• [AVAILABLE DATA]:
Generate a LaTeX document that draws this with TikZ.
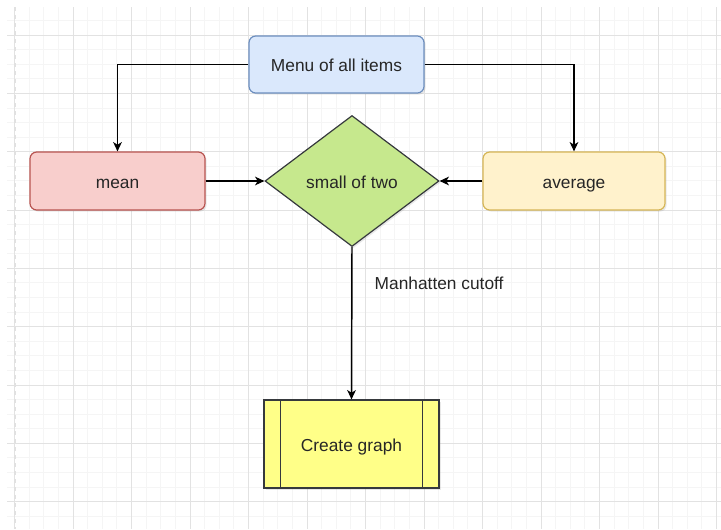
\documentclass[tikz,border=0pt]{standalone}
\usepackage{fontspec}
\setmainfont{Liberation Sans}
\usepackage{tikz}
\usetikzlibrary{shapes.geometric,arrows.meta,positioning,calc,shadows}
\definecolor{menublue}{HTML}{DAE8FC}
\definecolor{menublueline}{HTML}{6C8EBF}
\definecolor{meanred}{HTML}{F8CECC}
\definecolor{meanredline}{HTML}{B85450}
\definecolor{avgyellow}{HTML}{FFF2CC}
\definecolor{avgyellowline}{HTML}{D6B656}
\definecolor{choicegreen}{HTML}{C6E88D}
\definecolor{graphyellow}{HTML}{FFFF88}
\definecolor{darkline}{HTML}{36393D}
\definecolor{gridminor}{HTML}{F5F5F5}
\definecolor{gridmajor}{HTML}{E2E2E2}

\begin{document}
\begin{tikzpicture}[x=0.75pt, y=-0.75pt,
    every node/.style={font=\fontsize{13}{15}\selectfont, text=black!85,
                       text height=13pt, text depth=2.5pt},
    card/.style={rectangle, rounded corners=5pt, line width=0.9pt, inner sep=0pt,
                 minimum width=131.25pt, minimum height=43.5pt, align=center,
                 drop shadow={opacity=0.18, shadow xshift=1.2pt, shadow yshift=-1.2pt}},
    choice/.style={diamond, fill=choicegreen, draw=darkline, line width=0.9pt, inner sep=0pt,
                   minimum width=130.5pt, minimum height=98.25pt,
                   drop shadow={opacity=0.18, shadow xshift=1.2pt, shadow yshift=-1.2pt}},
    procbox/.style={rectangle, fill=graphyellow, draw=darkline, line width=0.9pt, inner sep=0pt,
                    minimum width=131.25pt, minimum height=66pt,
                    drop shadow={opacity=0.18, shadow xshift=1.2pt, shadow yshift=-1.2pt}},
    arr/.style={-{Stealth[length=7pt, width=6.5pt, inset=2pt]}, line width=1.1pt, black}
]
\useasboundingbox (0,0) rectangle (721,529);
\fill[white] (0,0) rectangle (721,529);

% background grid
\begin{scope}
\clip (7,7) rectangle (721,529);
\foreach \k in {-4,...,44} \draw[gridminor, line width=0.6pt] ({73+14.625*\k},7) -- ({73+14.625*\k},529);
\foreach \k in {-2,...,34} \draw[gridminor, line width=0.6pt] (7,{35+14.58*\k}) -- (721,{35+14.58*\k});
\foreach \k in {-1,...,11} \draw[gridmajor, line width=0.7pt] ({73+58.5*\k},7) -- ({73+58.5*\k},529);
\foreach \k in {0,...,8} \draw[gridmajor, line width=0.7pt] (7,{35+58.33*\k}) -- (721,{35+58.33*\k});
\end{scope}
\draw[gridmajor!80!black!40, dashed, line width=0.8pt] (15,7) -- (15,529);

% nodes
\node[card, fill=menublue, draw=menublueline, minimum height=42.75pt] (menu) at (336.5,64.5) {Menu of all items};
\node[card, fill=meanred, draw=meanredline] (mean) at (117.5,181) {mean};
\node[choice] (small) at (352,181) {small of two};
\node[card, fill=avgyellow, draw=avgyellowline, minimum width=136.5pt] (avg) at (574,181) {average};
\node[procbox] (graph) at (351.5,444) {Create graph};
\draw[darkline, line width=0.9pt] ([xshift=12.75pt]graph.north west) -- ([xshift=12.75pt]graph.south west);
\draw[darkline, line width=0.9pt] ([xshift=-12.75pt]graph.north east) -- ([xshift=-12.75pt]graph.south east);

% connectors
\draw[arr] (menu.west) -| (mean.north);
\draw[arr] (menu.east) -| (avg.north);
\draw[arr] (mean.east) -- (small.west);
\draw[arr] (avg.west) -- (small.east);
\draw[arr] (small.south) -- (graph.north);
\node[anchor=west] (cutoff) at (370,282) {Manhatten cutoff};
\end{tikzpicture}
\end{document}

• [WHAT YOU HAVE TO DO]: Strip out the pictures and quote the remaining data word for word.

• [EXPECTED ANSWER]:
Generate a LaTeX document that draws this with TikZ.
\documentclass[tikz,border=0pt]{standalone}
\usepackage{fontspec}
\setmainfont{Liberation Sans}
\usepackage{tikz}
\usetikzlibrary{shapes.geometric,arrows.meta,positioning,calc,shadows}
\definecolor{menublue}{HTML}{DAE8FC}
\definecolor{menublueline}{HTML}{6C8EBF}
\definecolor{meanred}{HTML}{F8CECC}
\definecolor{meanredline}{HTML}{B85450}
\definecolor{avgyellow}{HTML}{FFF2CC}
\definecolor{avgyellowline}{HTML}{D6B656}
\definecolor{choicegreen}{HTML}{C6E88D}
\definecolor{graphyellow}{HTML}{FFFF88}
\definecolor{darkline}{HTML}{36393D}
\definecolor{gridminor}{HTML}{F5F5F5}
\definecolor{gridmajor}{HTML}{E2E2E2}

\begin{document}
\begin{tikzpicture}[x=0.75pt, y=-0.75pt,
    every node/.style={font=\fontsize{13}{15}\selectfont, text=black!85,
                       text height=13pt, text depth=2.5pt},
    card/.style={rectangle, rounded corners=5pt, line width=0.9pt, inner sep=0pt,
                 minimum width=131.25pt, minimum height=43.5pt, align=center,
                 drop shadow={opacity=0.18, shadow xshift=1.2pt, shadow yshift=-1.2pt}},
    choice/.style={diamond, fill=choicegreen, draw=darkline, line width=0.9pt, inner sep=0pt,
                   minimum width=130.5pt, minimum height=98.25pt,
                   drop shadow={opacity=0.18, shadow xshift=1.2pt, shadow yshift=-1.2pt}},
    procbox/.style={rectangle, fill=graphyellow, draw=darkline, line width=0.9pt, inner sep=0pt,
                    minimum width=131.25pt, minimum height=66pt,
                    drop shadow={opacity=0.18, shadow xshift=1.2pt, shadow yshift=-1.2pt}},
    arr/.style={-{Stealth[length=7pt, width=6.5pt, inset=2pt]}, line width=1.1pt, black}
]
\useasboundingbox (0,0) rectangle (721,529);
\fill[white] (0,0) rectangle (721,529);

% background grid
\begin{scope}
\clip (7,7) rectangle (721,529);
\foreach \k in {-4,...,44} \draw[gridminor, line width=0.6pt] ({73+14.625*\k},7) -- ({73+14.625*\k},529);
\foreach \k in {-2,...,34} \draw[gridminor, line width=0.6pt] (7,{35+14.58*\k}) -- (721,{35+14.58*\k});
\foreach \k in {-1,...,11} \draw[gridmajor, line width=0.7pt] ({73+58.5*\k},7) -- ({73+58.5*\k},529);
\foreach \k in {0,...,8} \draw[gridmajor, line width=0.7pt] (7,{35+58.33*\k}) -- (721,{35+58.33*\k});
\end{scope}
\draw[gridmajor!80!black!40, dashed, line width=0.8pt] (15,7) -- (15,529);

% nodes
\node[card, fill=menublue, draw=menublueline, minimum height=42.75pt] (menu) at (336.5,64.5) {Menu of all items};
\node[card, fill=meanred, draw=meanredline] (mean) at (117.5,181) {mean};
\node[choice] (small) at (352,181) {small of two};
\node[card, fill=avgyellow, draw=avgyellowline, minimum width=136.5pt] (avg) at (574,181) {average};
\node[procbox] (graph) at (351.5,444) {Create graph};
\draw[darkline, line width=0.9pt] ([xshift=12.75pt]graph.north west) -- ([xshift=12.75pt]graph.south west);
\draw[darkline, line width=0.9pt] ([xshift=-12.75pt]graph.north east) -- ([xshift=-12.75pt]graph.south east);

% connectors
\draw[arr] (menu.west) -| (mean.north);
\draw[arr] (menu.east) -| (avg.north);
\draw[arr] (mean.east) -- (small.west);
\draw[arr] (avg.west) -- (small.east);
\draw[arr] (small.south) -- (graph.north);
\node[anchor=west] (cutoff) at (370,282) {Manhatten cutoff};
\end{tikzpicture}
\end{document}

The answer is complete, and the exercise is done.